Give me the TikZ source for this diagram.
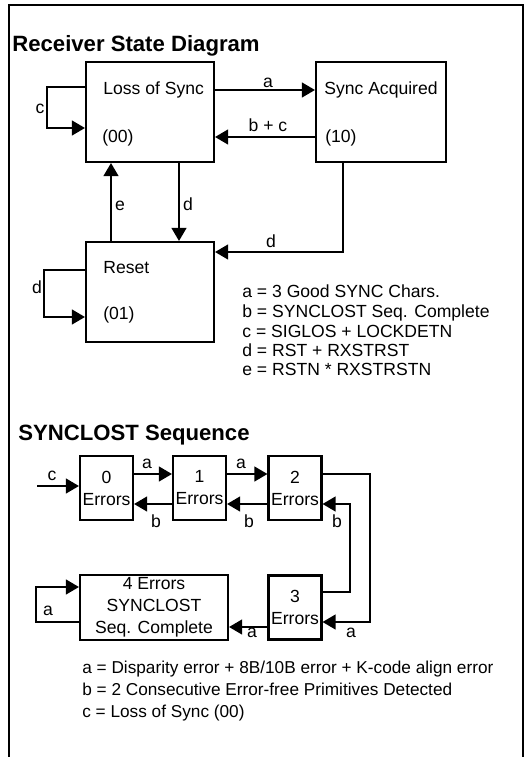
\documentclass[tikz,border=0pt]{standalone}
\usepackage{fontspec}
\setmainfont{Liberation Sans}
\usepackage{tikz}
\usetikzlibrary{arrows.meta,positioning}

\begin{document}
\begin{tikzpicture}[
  x=0.02cm,y=-0.02cm,
  state/.style={draw,line width=1.2pt,minimum width=2.56cm,minimum height=2cm,inner sep=0pt},
  errbox/.style={draw,line width=1.2pt,minimum width=1.06cm,minimum height=1.28cm,inner sep=0pt,align=center,font=\fontsize{10}{12.5}\selectfont},
  conn/.style={line width=1.1pt,-{Triangle[length=7.5pt,width=8.5pt]}},
  ttl/.style={anchor=base west,inner sep=0pt,font=\fontsize{12.6}{15}\selectfont\bfseries},
  txt/.style={anchor=base west,inner sep=0pt,font=\fontsize{10}{12}\selectfont},
  lab/.style={anchor=base,inner sep=0pt,font=\fontsize{10}{12}\selectfont}
]
  \useasboundingbox (0,0) rectangle (527,757);
  \draw[line width=1.2pt] (9,757) -- (9,5) -- (523,5) -- (523,757);

  % Receiver state diagram
  \node[ttl] (t1) at (12,52) {Receiver State Diagram};
  \node[state] (los) at (150,112) {};
  \node[state,minimum width=2.6cm] (sync) at (381,112) {};
  \node[state] (rst) at (150,292) {};
  \node[txt] (los1) at (103,94) {Loss of Sync};
  \node[txt] (los2) at (102,142) {(00)};
  \node[txt] (sync1) at (324,94) {Sync Acquired};
  \node[txt] (sync2) at (325,142) {(10)};
  \node[txt] (rst1) at (103,273) {Reset};
  \node[txt] (rst2) at (103,319) {(01)};

  \draw[conn] (los.east |- 0,90) -- (sync.west |- 0,90);
  \draw[conn] (sync.west |- 0,137) -- (los.east |- 0,137);
  \draw[conn] (los.west |- 0,87) -- ++(-38,0) |- (los.west |- 0,128);
  \draw[conn] (rst.north -| 111,0) -- (los.south -| 111,0);
  \draw[conn] (los.south -| 179,0) -- (rst.north -| 179,0);
  \draw[conn] (sync.south -| 343,0) |- (rst.east |- 0,252);
  \draw[conn] (rst.west |- 0,270) -- ++(-41,0) |- (rst.west |- 0,317);

  \node[lab] (la) at (268,88) {a};
  \node[lab] (lbc) at (268,132) {b + c};
  \node[lab] (lc) at (40,113) {c};
  \node[lab] (le) at (120,210) {e};
  \node[lab] (ld1) at (188,210) {d};
  \node[lab] (ld2) at (271,247) {d};
  \node[lab] (ld3) at (37,293) {d};

  \node[txt] (k1) at (242,297) {a = 3 Good SYNC Chars.};
  \node[txt] (k2) at (242,317) {b = SYNCLOST Seq. Complete};
  \node[txt] (k3) at (242,337) {c = SIGLOS + LOCKDETN};
  \node[txt] (k4) at (242,356) {d = RST + RXSTRST};
  \node[txt] (k5) at (242,375) {e = RSTN * RXSTRSTN};

  % SYNCLOST sequence
  \node[ttl] (t2) at (18,440) {SYNCLOST Sequence};
  \node[errbox] (e0) at (106.5,488) {0\\Errors};
  \node[errbox] (e1) at (199.5,488) {1\\Errors};
  \node[errbox] (e2) at (295,488) {2\\Errors};
  \node[errbox] (e3) at (295,607.5) {3\\Errors};
  \node[errbox,minimum width=2.96cm,minimum height=1.3cm] (e4) at (154,607.5) {4 Errors\\SYNCLOST\\Seq. Complete};
  \coordinate (cin) at (37,486);

  \draw[conn] (cin) -- (cin -| e0.west);
  \draw[conn] (e0.east |- 0,474) -- (e1.west |- 0,474);
  \draw[conn] (e1.west |- 0,504) -- (e0.east |- 0,504);
  \draw[conn] (e1.east |- 0,474) -- (e2.west |- 0,474);
  \draw[conn] (e2.west |- 0,504) -- (e1.east |- 0,504);
  \draw[conn] (e2.east |- 0,474) -- ++(47,0) |- (e3.east |- 0,622);
  \draw[conn] (e3.east |- 0,592) -- ++(27,0) |- (e2.east |- 0,504);
  \draw[conn] (e3.west |- 0,627) -- (e4.east |- 0,627);
  \draw[conn] (e4.west |- 0,622) -- ++(-43,0) |- (e4.west |- 0,587);

  \node[lab] (sc) at (52,480) {c};
  \node[lab] (sa1) at (147,468) {a};
  \node[lab] (sa2) at (241,468) {a};
  \node[lab] (sb1) at (156,527) {b};
  \node[lab] (sb2) at (249,527) {b};
  \node[lab] (sb3) at (337,527) {b};
  \node[lab] (sa3) at (351,637) {a};
  \node[lab] (sa4) at (252,637) {a};
  \node[lab] (sa5) at (48,615) {a};

  \node[txt,font=\fontsize{9.8}{12}\selectfont] (m1) at (82,673) {a = Disparity error + 8B/10B error + K-code align error};
  \node[txt,font=\fontsize{9.8}{12}\selectfont] (m2) at (82,695) {b = 2 Consecutive Error-free Primitives Detected};
  \node[txt,font=\fontsize{9.8}{12}\selectfont] (m3) at (82,717) {c = Loss of Sync (00)};
\end{tikzpicture}
\end{document}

• • • • •

WORK REQUIRED:
Are you able to set down all the lines above exactly, without any pictures?

TASK ANSWER:
Give me the TikZ source for this diagram.
\documentclass[tikz,border=0pt]{standalone}
\usepackage{fontspec}
\setmainfont{Liberation Sans}
\usepackage{tikz}
\usetikzlibrary{arrows.meta,positioning}

\begin{document}
\begin{tikzpicture}[
  x=0.02cm,y=-0.02cm,
  state/.style={draw,line width=1.2pt,minimum width=2.56cm,minimum height=2cm,inner sep=0pt},
  errbox/.style={draw,line width=1.2pt,minimum width=1.06cm,minimum height=1.28cm,inner sep=0pt,align=center,font=\fontsize{10}{12.5}\selectfont},
  conn/.style={line width=1.1pt,-{Triangle[length=7.5pt,width=8.5pt]}},
  ttl/.style={anchor=base west,inner sep=0pt,font=\fontsize{12.6}{15}\selectfont\bfseries},
  txt/.style={anchor=base west,inner sep=0pt,font=\fontsize{10}{12}\selectfont},
  lab/.style={anchor=base,inner sep=0pt,font=\fontsize{10}{12}\selectfont}
]
  \useasboundingbox (0,0) rectangle (527,757);
  \draw[line width=1.2pt] (9,757) -- (9,5) -- (523,5) -- (523,757);

  % Receiver state diagram
  \node[ttl] (t1) at (12,52) {Receiver State Diagram};
  \node[state] (los) at (150,112) {};
  \node[state,minimum width=2.6cm] (sync) at (381,112) {};
  \node[state] (rst) at (150,292) {};
  \node[txt] (los1) at (103,94) {Loss of Sync};
  \node[txt] (los2) at (102,142) {(00)};
  \node[txt] (sync1) at (324,94) {Sync Acquired};
  \node[txt] (sync2) at (325,142) {(10)};
  \node[txt] (rst1) at (103,273) {Reset};
  \node[txt] (rst2) at (103,319) {(01)};

  \draw[conn] (los.east |- 0,90) -- (sync.west |- 0,90);
  \draw[conn] (sync.west |- 0,137) -- (los.east |- 0,137);
  \draw[conn] (los.west |- 0,87) -- ++(-38,0) |- (los.west |- 0,128);
  \draw[conn] (rst.north -| 111,0) -- (los.south -| 111,0);
  \draw[conn] (los.south -| 179,0) -- (rst.north -| 179,0);
  \draw[conn] (sync.south -| 343,0) |- (rst.east |- 0,252);
  \draw[conn] (rst.west |- 0,270) -- ++(-41,0) |- (rst.west |- 0,317);

  \node[lab] (la) at (268,88) {a};
  \node[lab] (lbc) at (268,132) {b + c};
  \node[lab] (lc) at (40,113) {c};
  \node[lab] (le) at (120,210) {e};
  \node[lab] (ld1) at (188,210) {d};
  \node[lab] (ld2) at (271,247) {d};
  \node[lab] (ld3) at (37,293) {d};

  \node[txt] (k1) at (242,297) {a = 3 Good SYNC Chars.};
  \node[txt] (k2) at (242,317) {b = SYNCLOST Seq. Complete};
  \node[txt] (k3) at (242,337) {c = SIGLOS + LOCKDETN};
  \node[txt] (k4) at (242,356) {d = RST + RXSTRST};
  \node[txt] (k5) at (242,375) {e = RSTN * RXSTRSTN};

  % SYNCLOST sequence
  \node[ttl] (t2) at (18,440) {SYNCLOST Sequence};
  \node[errbox] (e0) at (106.5,488) {0\\Errors};
  \node[errbox] (e1) at (199.5,488) {1\\Errors};
  \node[errbox] (e2) at (295,488) {2\\Errors};
  \node[errbox] (e3) at (295,607.5) {3\\Errors};
  \node[errbox,minimum width=2.96cm,minimum height=1.3cm] (e4) at (154,607.5) {4 Errors\\SYNCLOST\\Seq. Complete};
  \coordinate (cin) at (37,486);

  \draw[conn] (cin) -- (cin -| e0.west);
  \draw[conn] (e0.east |- 0,474) -- (e1.west |- 0,474);
  \draw[conn] (e1.west |- 0,504) -- (e0.east |- 0,504);
  \draw[conn] (e1.east |- 0,474) -- (e2.west |- 0,474);
  \draw[conn] (e2.west |- 0,504) -- (e1.east |- 0,504);
  \draw[conn] (e2.east |- 0,474) -- ++(47,0) |- (e3.east |- 0,622);
  \draw[conn] (e3.east |- 0,592) -- ++(27,0) |- (e2.east |- 0,504);
  \draw[conn] (e3.west |- 0,627) -- (e4.east |- 0,627);
  \draw[conn] (e4.west |- 0,622) -- ++(-43,0) |- (e4.west |- 0,587);

  \node[lab] (sc) at (52,480) {c};
  \node[lab] (sa1) at (147,468) {a};
  \node[lab] (sa2) at (241,468) {a};
  \node[lab] (sb1) at (156,527) {b};
  \node[lab] (sb2) at (249,527) {b};
  \node[lab] (sb3) at (337,527) {b};
  \node[lab] (sa3) at (351,637) {a};
  \node[lab] (sa4) at (252,637) {a};
  \node[lab] (sa5) at (48,615) {a};

  \node[txt,font=\fontsize{9.8}{12}\selectfont] (m1) at (82,673) {a = Disparity error + 8B/10B error + K-code align error};
  \node[txt,font=\fontsize{9.8}{12}\selectfont] (m2) at (82,695) {b = 2 Consecutive Error-free Primitives Detected};
  \node[txt,font=\fontsize{9.8}{12}\selectfont] (m3) at (82,717) {c = Loss of Sync (00)};
\end{tikzpicture}
\end{document}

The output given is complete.